From March 28th to the 31st I attended the largest children’s book fair in the world, reserved for industry professionals, held each year in Bologna, Italy. I had no idea what to expect and was immediately overwhelmed amidst over 1,000 exhibitors represented. Illustrators, literary agents, distributors, printers, booksellers and publishers dedicated to the children’s publishing and multimedia industry gathered from some 67 different countries. Besides networking, people attend to buy and sell copyrights, align production and distribution for books and discuss the latest trends. There seemed to be an ongoing, many times overlapping, choice of meetings, lectures and presentations each day of the Fair.
Next year, I plan on studying the program prior to going, so I don’t end up wandering the Fair complex, with mouth agape, missing some fascinating opportunities – and I would strongly recommend having a detailed itinerary to anyone that plans on going.
Among the featured attractions of the Fair each year are the Illustrators Exhibition and Illustrators Café, offering an overview of emerging talent and a program of fascinating topics and award presentations. Each year a panel of Jurists selects from an international applicant pool of illustrators works to be featured in a gallery at the Fair and in the yearly catalogue. This year there were 2836 participants, 76 selected illustrators, and 375 illustrations exhibited. The Café is an area dedicated to Illustrators, as a meeting space and forum for discussions.
Each year a country is selected as a Guest of Honor, this year Lithuania presented some of its finest talent in an exhibition entitled “Illustrarium.”
Other yearly features of the Fair are the Authors’ Café and Panels on Copyrights and Licensing, targeted to authors of Childrens’ books and publishers.
Some of the more interesting presentations were:
- Buying and Selling Children’s Book Publishing Rights, presented by the Association of Italian Publishers;
- The Profession of Illustrator: Non-Fiction Illustration and creativity;
- How the artist develops “scientific” images presented by the Nancy Laties Feresten, SVP and Editor-in-Chief National Geographics Children’s Books;
- The Profession of Illustrator: illustration to save the world;
- The importance of illustration in promoting fundraising for humanitarian, social and international causes, presented by Vichi De Marchi, Italy’s spokeperson for the UN World Food;
- Seminar: How to make it look as if an animal is talking;
- Seminar: Why Illustrators start to write;
- Looking Back and Looking Forward: the book finalists of “Children’s Books: The Hans Christian Andersen Award”;
- From the idea to the project: how to conceive a story – Masterclass with Olga Dugina and Andrej Dugin;
- Writing to Children of Another Generation, organised by the Israel Embassy in Italy
The highlight of the Fair for me, was the day-long conference, titled “The World of Storytelling is Changing – Tools of Change,” hosted by O’Reilly Media, at which industry leaders discussed publishing in the digital age and integrating digital strategies into current business models. The conference required advance reservations and was an additional cost of general admission.

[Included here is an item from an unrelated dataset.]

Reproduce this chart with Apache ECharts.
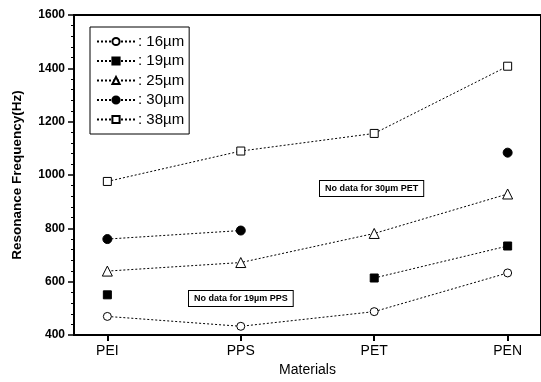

Although the conference was geared towards developing apps and interactive media as an added value to children’s books, the topics were of interest even to the strict traditionalists. Even those that believe that digital platforms will never achieve the intrinsic value of the printed word, the added value of interactivity to the reading experience is undeniable. What became clear is that there are a lot of developers and publishers out there that are looking for original content to use to meet the demands of a booming market. In other words, authors and illustrators of traditional children’s books have only to partner up with these tech-driven companies to expand their audience significantly.
The most important point that was made throughout the conference is that the entire publishing industry is in the middle of a paradigm shift: changing from a “push” to a “pull” business model. This is good news for anyone that has dealt with the nightmare of pitching a story to a publisher. Due to the influx of all the new players in the publishing industry and all the new platforms for publishing, even the most established publishing houses, have to adapt. Ultimately, the quality of the children’s book will continue to determine its success – however, it seems that the consumer may be taking over the Editors spot, at center stage.

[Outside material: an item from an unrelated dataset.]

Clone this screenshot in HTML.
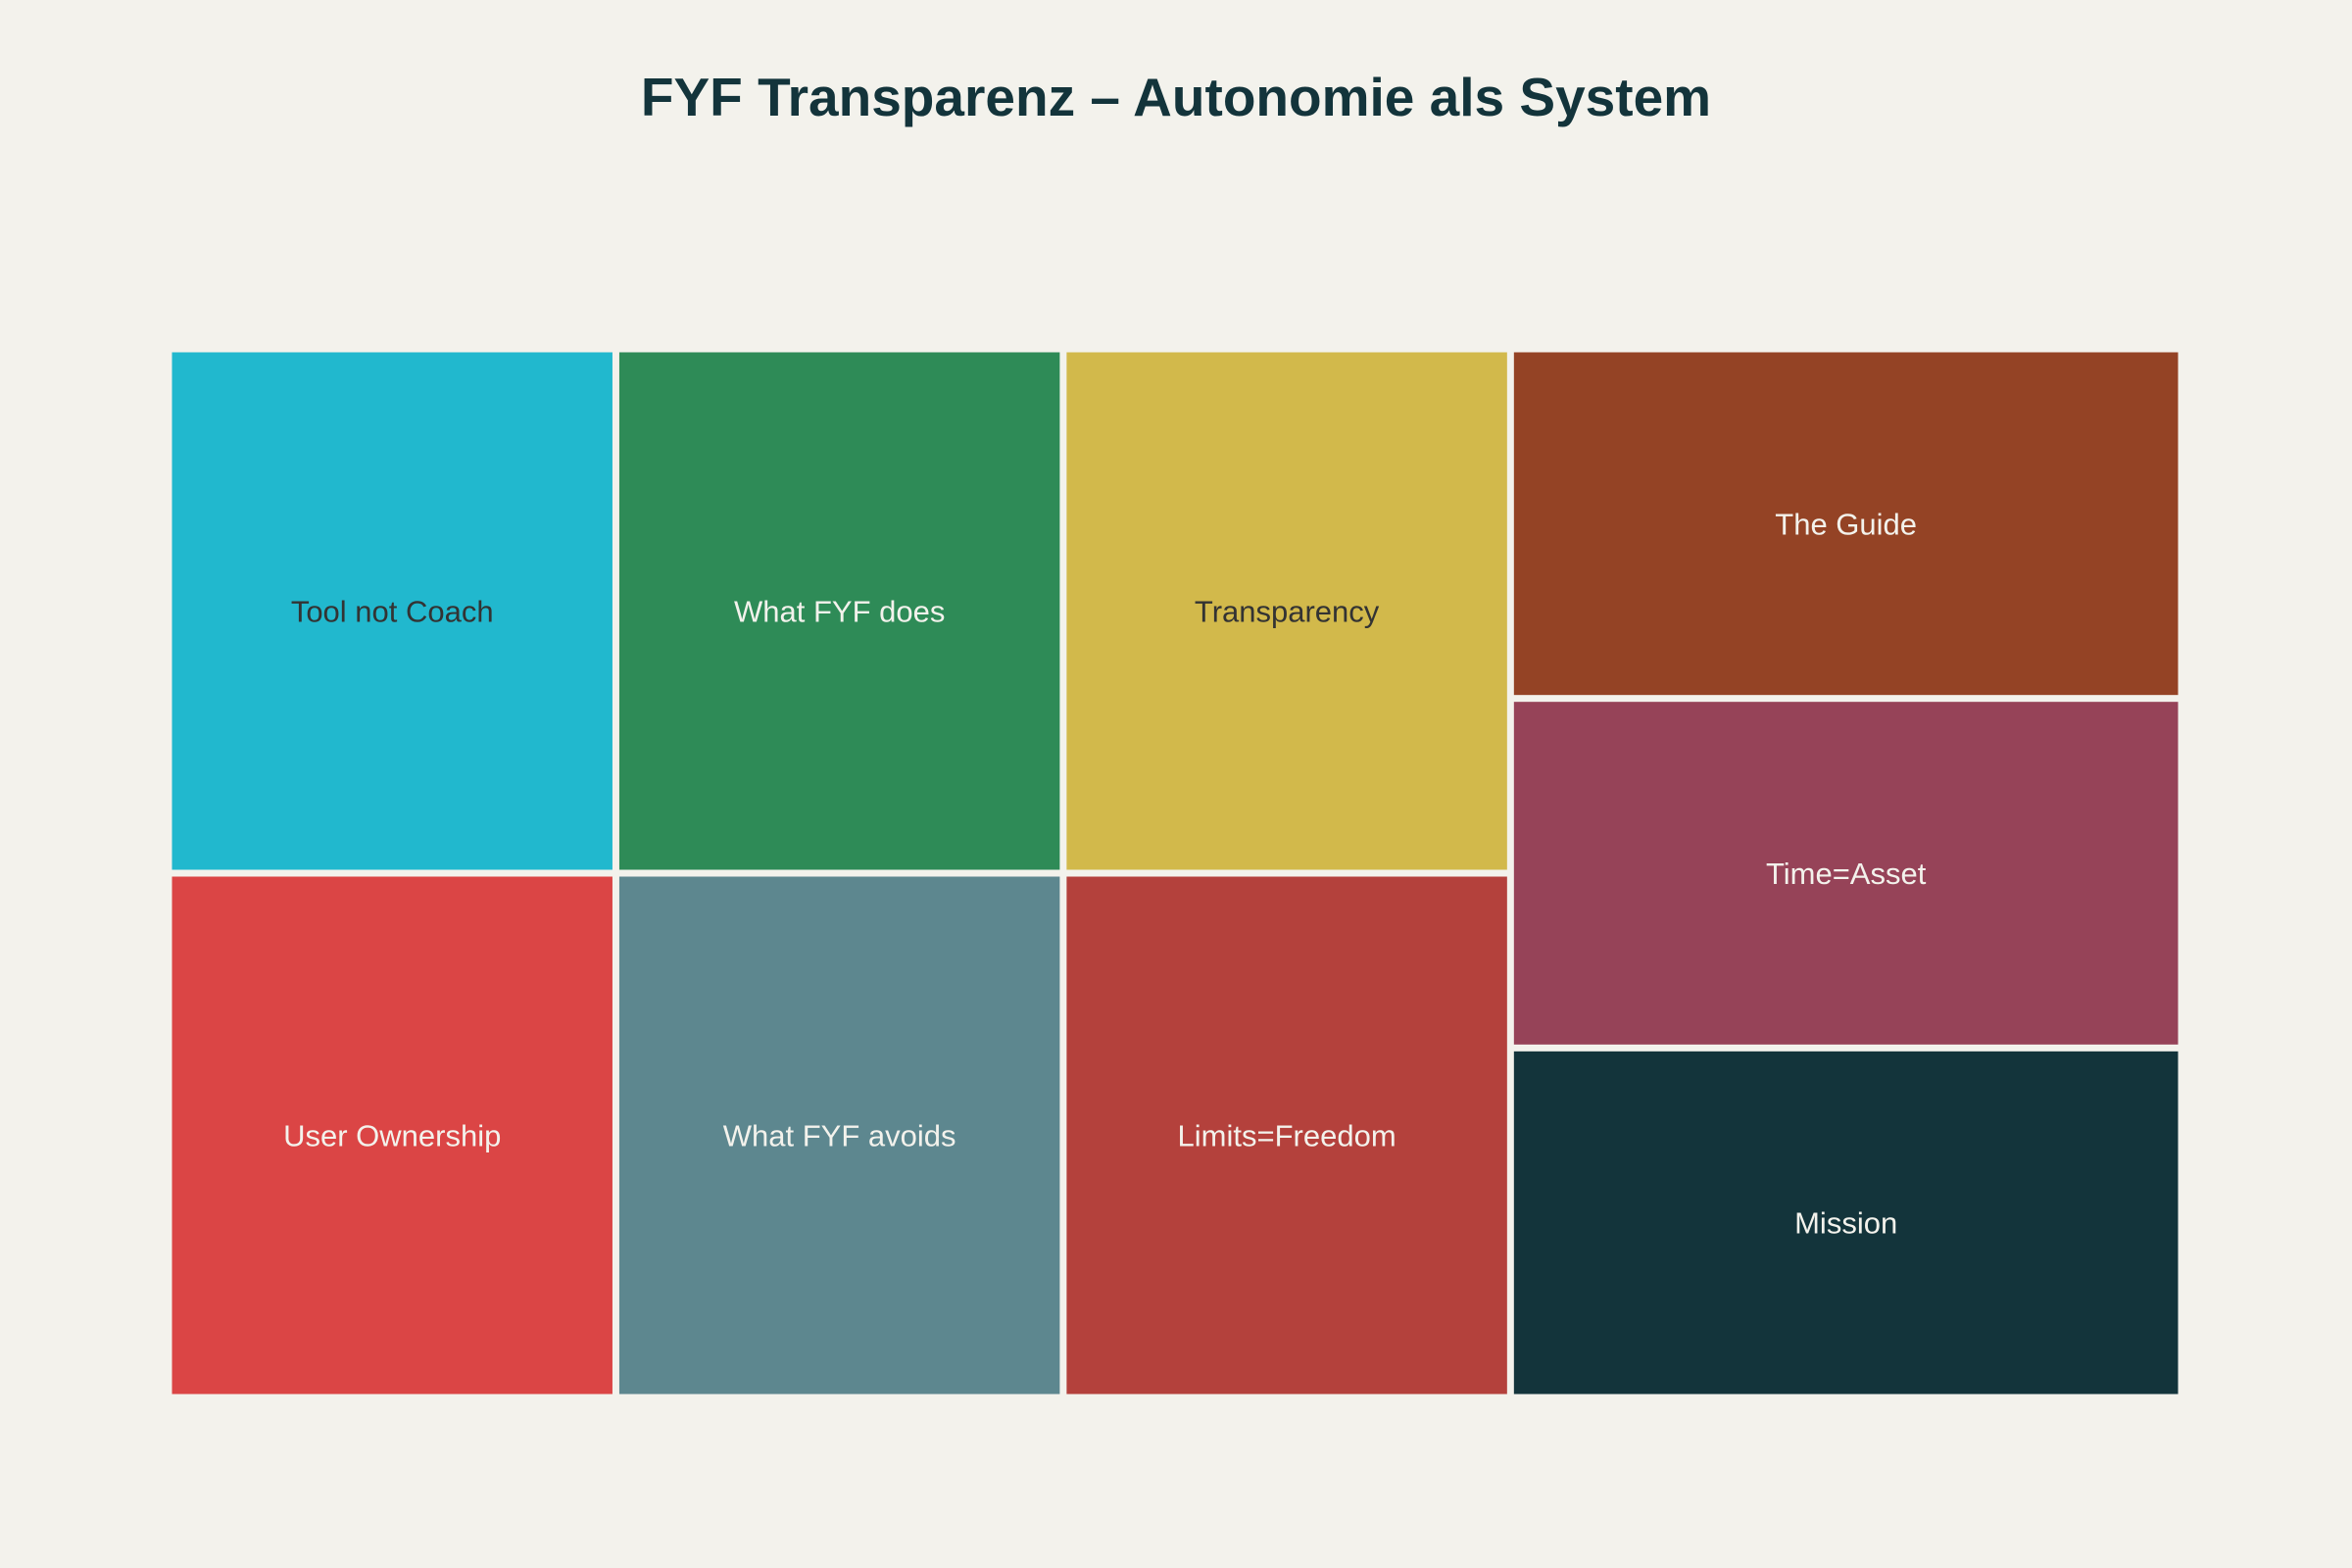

I have built my business on digital technology for publishing, empowering authors to bring their vision to life independently – offering illustration and design services. Communicating directly with authors is something that I have fine-tuned over the years and creatively collaborating to bring a vision to life is a truly rewarding experience. The joy of helping someone tell their story can only be matched by the enthusiasm of a child letting his imagination run wild as he reads the printed picture book.